#### [Prompt]
Quote word for word the lines below, beginning with the first and ending with the one that has "const svgRef = useRef<SVGSVGElement". Drop the pictures.
§ §
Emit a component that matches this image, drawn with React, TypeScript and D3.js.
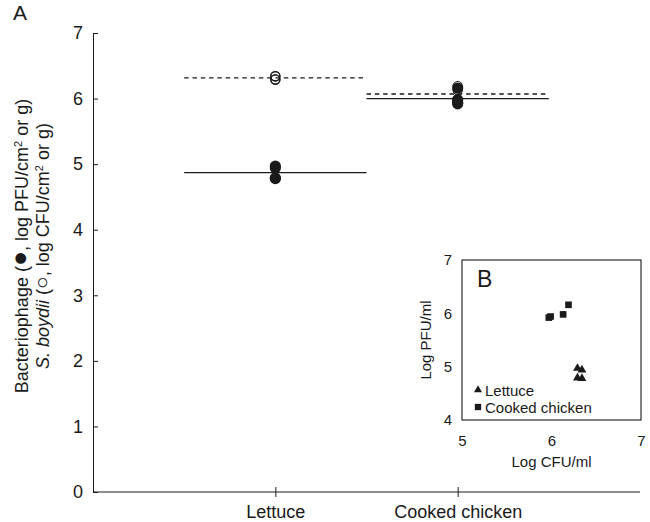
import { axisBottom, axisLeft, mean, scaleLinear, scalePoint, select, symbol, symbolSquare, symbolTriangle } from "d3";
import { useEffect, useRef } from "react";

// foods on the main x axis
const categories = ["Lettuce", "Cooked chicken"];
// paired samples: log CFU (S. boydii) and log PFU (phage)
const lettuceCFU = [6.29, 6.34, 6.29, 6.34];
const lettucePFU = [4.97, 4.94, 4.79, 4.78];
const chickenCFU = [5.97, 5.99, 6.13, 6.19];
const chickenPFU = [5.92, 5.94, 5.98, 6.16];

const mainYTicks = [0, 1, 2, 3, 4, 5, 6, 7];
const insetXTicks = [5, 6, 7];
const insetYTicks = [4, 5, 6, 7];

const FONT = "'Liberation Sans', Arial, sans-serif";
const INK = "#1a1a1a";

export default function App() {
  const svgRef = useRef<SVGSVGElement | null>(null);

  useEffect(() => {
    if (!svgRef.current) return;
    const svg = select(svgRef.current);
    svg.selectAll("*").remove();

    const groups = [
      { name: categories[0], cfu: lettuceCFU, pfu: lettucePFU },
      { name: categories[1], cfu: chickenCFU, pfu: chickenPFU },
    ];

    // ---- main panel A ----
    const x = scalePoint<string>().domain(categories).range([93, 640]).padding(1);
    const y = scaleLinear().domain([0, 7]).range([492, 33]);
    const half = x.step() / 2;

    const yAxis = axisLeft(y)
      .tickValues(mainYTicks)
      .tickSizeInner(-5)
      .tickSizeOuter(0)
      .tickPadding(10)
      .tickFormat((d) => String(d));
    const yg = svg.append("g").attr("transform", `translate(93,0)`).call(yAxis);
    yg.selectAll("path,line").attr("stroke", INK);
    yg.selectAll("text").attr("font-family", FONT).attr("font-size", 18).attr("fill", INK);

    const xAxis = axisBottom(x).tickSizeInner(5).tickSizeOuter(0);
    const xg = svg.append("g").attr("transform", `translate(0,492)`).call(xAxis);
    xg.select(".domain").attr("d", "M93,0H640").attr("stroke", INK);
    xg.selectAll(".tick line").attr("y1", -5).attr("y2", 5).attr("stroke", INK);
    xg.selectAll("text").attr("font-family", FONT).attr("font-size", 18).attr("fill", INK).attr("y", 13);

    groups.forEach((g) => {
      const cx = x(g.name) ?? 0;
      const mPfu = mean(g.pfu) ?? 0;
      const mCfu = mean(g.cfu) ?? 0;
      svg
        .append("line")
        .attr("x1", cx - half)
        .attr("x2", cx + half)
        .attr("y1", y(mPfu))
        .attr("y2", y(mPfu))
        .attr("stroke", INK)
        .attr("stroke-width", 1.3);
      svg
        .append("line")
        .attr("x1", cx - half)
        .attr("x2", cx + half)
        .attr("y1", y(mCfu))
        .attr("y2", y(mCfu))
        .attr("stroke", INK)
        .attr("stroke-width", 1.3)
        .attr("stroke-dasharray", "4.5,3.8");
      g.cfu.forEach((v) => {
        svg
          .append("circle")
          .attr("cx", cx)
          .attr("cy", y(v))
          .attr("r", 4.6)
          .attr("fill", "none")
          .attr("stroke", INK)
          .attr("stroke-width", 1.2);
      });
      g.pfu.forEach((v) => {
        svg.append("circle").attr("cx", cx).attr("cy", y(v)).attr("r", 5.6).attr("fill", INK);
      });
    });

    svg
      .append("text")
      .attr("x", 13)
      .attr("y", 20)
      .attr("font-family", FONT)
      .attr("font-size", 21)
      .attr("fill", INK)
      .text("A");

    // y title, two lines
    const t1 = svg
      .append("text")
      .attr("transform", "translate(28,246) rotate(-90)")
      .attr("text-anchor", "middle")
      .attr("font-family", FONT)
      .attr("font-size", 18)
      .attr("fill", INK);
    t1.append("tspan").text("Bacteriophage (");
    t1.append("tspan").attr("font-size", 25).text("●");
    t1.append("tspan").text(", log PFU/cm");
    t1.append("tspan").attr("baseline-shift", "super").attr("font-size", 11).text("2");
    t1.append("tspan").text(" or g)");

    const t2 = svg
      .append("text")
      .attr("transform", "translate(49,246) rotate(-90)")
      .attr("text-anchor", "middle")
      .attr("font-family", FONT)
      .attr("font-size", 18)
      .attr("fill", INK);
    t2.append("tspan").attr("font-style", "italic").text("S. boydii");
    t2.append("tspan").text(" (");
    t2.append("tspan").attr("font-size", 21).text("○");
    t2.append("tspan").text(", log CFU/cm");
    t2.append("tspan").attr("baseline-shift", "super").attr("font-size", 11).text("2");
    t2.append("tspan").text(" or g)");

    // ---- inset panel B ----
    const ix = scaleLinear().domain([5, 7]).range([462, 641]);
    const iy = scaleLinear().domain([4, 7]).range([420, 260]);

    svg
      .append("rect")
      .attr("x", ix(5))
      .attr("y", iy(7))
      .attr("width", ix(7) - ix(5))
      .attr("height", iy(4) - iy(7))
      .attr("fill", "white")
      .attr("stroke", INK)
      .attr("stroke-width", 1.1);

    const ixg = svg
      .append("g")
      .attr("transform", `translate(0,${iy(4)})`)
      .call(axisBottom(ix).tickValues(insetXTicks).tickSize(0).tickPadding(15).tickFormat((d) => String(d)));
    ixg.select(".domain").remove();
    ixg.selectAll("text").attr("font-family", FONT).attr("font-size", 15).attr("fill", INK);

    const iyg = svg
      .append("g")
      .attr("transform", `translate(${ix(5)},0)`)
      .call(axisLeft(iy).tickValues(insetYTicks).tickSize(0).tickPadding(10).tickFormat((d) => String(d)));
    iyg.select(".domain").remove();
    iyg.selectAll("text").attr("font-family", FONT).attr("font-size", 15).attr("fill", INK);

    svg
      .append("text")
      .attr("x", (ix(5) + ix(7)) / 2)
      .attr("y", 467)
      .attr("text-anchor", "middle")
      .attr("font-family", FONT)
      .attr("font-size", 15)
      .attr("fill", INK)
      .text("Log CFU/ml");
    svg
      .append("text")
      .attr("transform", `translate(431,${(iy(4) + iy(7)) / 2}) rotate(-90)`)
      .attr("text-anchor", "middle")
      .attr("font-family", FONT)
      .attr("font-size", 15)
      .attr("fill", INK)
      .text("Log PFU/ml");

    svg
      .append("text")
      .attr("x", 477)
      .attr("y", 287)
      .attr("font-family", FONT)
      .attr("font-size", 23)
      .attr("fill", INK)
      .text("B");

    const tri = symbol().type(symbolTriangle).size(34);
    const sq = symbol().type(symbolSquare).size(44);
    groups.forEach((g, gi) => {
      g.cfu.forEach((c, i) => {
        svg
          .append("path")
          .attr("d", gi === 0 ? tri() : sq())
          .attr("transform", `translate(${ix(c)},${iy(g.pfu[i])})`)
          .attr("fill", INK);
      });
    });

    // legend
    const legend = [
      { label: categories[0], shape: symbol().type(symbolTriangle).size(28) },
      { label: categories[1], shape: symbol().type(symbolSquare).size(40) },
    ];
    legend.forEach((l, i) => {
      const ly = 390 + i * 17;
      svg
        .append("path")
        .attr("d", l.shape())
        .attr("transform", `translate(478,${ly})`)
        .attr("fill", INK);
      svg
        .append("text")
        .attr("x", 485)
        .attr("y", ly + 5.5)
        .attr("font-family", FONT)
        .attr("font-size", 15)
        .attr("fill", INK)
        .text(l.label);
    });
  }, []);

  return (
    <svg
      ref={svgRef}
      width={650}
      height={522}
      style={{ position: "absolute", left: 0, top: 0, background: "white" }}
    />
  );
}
§ §
#### [Solution for this task]
Emit a component that matches this image, drawn with React, TypeScript and D3.js.
import { axisBottom, axisLeft, mean, scaleLinear, scalePoint, select, symbol, symbolSquare, symbolTriangle } from "d3";
import { useEffect, useRef } from "react";

// foods on the main x axis
const categories = ["Lettuce", "Cooked chicken"];
// paired samples: log CFU (S. boydii) and log PFU (phage)
const lettuceCFU = [6.29, 6.34, 6.29, 6.34];
const lettucePFU = [4.97, 4.94, 4.79, 4.78];
const chickenCFU = [5.97, 5.99, 6.13, 6.19];
const chickenPFU = [5.92, 5.94, 5.98, 6.16];

const mainYTicks = [0, 1, 2, 3, 4, 5, 6, 7];
const insetXTicks = [5, 6, 7];
const insetYTicks = [4, 5, 6, 7];

const FONT = "'Liberation Sans', Arial, sans-serif";
const INK = "#1a1a1a";

export default function App() {
  const svgRef = useRef<SVGSVGElement | null>(null);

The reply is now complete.